Вопрос этот был скорее риторический. Ноги, будто ватные, не совсем меня слушались. Руки дрожали, а рубаха под курткой намокла от пота и неприятно липла к телу.
— Да уж. — На лице Серого появилась тень ухмылки. — Краше только в гроб кладут. Однако я не ожидал такого.
Мой товарищ покачнулся и отделившись от дверного косяка, неуверенной походкой подошел к одной из клетей, за прутьями которой скрывалась одна из жертв эксперимента.
— Ну что. — Серый обернулся и ладонь его легла на кинжал. — Ты думаешь о том же о чем, и я?
В голове моей будто что-то взорвалось. Я отлично понимал, что этим несчастным уже не помочь, даже если вся современная земная медицина вдруг одним махом окажется в этой богом забытой норе, однако и предложение Серого казалось мне чем-то ужасным. Яйца у Серого оказались явно больше чем моим, так как в следующую секунду длинное трехгранное лезвие его кинжал погрузилось в горло человека без лица. Да, у него не было лица, вот так вот, просто. Будто он всего на всего снял маску и отбросил ее куда-то в сторону. Глазные яблоки несчастного вращались, и способные получить защиту век, в этом запыленном помещении, наверное, уже не могли показать ему картину этого мира. У человека не было губ и щек. Вместо них торчали оголенные десна и мышцы лица, которые то и дело конвульсивно сокращались, с каждым поступающим в организм «кубиком» наркотика.
На миг, когда лезвие погрузилось в шею, бывший когда-то человеком застыл, выгнулся дугой, заерзал на месте, и взгляд его ужасающих глаз вдруг стал осмыслен.
— Спасибо. — Вырвалось из израненного горла, и мученик испустил дух.
— Чего ты ждешь, негоциант? — Серый выдернул из шеи мертвеца лезвие и шагнул к следующей клети. — Делай как я.

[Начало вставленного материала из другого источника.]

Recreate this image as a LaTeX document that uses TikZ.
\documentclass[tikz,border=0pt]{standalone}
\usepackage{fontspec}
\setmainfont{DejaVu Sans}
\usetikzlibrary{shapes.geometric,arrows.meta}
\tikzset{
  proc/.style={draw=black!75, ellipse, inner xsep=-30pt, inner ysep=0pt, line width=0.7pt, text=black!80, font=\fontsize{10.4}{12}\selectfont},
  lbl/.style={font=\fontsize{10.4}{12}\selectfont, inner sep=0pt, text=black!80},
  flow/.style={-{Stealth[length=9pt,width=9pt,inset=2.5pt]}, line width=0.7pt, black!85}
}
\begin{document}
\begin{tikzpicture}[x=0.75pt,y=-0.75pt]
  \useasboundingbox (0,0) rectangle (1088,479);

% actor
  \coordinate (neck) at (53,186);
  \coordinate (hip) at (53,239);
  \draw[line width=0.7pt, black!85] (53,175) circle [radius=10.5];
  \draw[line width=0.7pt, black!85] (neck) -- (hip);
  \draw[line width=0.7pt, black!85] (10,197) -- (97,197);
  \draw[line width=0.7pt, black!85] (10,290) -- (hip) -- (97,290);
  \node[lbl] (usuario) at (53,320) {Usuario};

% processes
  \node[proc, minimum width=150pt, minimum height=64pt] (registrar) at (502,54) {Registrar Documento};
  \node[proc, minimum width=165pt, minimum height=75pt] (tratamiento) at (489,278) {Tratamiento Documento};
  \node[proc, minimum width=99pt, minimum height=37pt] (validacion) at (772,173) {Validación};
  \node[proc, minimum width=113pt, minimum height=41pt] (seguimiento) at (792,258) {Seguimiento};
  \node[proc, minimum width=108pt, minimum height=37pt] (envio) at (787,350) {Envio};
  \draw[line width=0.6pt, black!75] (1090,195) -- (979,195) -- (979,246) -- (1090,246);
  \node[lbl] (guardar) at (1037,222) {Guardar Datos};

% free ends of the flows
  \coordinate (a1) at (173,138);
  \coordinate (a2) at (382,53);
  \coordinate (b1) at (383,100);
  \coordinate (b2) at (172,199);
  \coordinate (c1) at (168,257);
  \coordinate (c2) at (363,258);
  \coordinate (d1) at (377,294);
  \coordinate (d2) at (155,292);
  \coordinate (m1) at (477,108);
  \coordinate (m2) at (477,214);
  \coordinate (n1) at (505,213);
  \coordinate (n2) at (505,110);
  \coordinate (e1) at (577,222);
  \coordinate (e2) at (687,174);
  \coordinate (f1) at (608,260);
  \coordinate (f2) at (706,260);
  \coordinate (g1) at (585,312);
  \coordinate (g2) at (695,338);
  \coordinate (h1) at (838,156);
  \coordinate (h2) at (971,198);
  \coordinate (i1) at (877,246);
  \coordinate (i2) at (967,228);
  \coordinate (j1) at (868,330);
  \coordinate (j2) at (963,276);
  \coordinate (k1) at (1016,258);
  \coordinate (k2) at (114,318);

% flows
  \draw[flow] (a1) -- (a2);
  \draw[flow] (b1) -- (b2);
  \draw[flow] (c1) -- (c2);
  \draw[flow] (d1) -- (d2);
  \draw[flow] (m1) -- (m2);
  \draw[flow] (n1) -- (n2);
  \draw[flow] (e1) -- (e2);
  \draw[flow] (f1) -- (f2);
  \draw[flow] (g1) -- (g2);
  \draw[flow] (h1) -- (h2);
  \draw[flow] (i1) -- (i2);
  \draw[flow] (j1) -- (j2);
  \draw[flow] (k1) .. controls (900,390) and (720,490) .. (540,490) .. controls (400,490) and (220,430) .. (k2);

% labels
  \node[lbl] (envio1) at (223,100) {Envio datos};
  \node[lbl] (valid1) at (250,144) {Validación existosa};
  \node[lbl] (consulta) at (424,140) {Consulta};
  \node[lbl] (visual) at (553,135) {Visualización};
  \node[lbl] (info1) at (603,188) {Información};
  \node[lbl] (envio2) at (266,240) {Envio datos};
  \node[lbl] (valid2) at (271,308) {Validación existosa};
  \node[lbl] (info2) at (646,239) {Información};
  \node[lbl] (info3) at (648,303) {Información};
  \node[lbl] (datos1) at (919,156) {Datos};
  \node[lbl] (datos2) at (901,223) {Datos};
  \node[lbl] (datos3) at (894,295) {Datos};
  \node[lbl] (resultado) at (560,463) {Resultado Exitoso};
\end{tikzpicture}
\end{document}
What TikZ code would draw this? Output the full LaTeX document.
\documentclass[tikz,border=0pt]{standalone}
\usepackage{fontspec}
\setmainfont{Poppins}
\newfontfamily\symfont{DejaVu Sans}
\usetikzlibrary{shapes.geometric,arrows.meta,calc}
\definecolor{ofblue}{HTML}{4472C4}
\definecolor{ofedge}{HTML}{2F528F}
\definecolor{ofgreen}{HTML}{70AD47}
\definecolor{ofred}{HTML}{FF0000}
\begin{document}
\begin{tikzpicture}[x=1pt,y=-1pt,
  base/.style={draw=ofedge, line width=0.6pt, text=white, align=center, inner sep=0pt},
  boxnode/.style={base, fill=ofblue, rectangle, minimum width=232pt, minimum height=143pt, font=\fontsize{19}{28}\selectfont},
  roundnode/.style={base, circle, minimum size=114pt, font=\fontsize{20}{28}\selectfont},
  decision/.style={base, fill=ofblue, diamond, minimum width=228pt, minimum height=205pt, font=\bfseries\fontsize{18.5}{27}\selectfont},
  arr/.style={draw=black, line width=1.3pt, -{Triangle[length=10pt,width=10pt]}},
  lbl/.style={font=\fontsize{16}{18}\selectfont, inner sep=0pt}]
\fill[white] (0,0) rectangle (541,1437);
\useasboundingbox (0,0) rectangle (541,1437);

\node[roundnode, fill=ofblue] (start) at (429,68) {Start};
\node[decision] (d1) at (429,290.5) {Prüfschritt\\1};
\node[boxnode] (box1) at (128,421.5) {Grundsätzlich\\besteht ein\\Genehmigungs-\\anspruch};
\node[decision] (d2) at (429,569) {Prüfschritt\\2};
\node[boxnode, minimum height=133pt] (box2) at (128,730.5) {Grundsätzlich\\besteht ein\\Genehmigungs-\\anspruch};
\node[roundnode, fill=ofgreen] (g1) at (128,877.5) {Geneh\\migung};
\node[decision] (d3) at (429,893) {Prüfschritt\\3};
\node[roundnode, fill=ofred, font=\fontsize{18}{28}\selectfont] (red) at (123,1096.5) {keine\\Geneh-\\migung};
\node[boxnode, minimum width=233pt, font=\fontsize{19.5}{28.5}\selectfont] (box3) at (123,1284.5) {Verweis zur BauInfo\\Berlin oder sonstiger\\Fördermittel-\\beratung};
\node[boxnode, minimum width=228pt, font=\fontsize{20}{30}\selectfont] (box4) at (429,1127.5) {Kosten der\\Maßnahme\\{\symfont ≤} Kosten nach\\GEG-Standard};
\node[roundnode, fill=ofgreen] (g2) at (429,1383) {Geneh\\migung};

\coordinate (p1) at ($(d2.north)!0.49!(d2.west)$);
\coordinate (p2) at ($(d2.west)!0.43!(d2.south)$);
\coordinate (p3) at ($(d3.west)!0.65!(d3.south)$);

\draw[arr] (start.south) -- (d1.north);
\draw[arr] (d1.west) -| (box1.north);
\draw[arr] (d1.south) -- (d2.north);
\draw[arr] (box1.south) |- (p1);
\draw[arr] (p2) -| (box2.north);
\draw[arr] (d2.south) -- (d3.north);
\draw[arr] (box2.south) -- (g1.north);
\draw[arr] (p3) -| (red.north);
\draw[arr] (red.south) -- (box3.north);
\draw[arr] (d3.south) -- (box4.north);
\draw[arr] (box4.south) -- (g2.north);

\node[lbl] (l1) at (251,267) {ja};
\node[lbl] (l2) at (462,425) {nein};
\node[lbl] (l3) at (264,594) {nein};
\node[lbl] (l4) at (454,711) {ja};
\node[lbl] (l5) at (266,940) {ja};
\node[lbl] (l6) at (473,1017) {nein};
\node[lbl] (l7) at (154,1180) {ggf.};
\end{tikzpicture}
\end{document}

Я не очень помню того, что происходило дальше. Да, я уже чертову уйму времени провел на Марлане и некоторые обычаи, обряды или поступки казались мне дикостью, не достойной просвещенного человека, однако в каждой из таких несуразиц имелась своя сермяжная истина, против которой не мог поспорить ни я, никто-то другой. Серый явно относился к таким вещам проще, и вопреки своему облику, и поведению, привык держать холодное оружие в руках. Однако, одно вступить в бой, ведя огонь по противнику, и совсем другое, наносить удар милосердия. Благостно, надо, однако очень тяжело. Мне эти люди потом очень долго снились, являясь то нечеткими образами, то искалеченными телами с нарочитой резкостью увечий и постойте в глазах. Тени эти иногда голосили почем зря, визжа и извиваясь, а порой просто смотрели на меня невидящим взглядом и мне не оставалось ничего другого как нашаривать на поясе меч и вновь бить, туда куда указывал Серый, монотонно двигаясь в звенящей пустоте собственного сознания. Да, эти минуты я помню смутно, но то что осталось в памяти, будет со мной всю мою жизнь.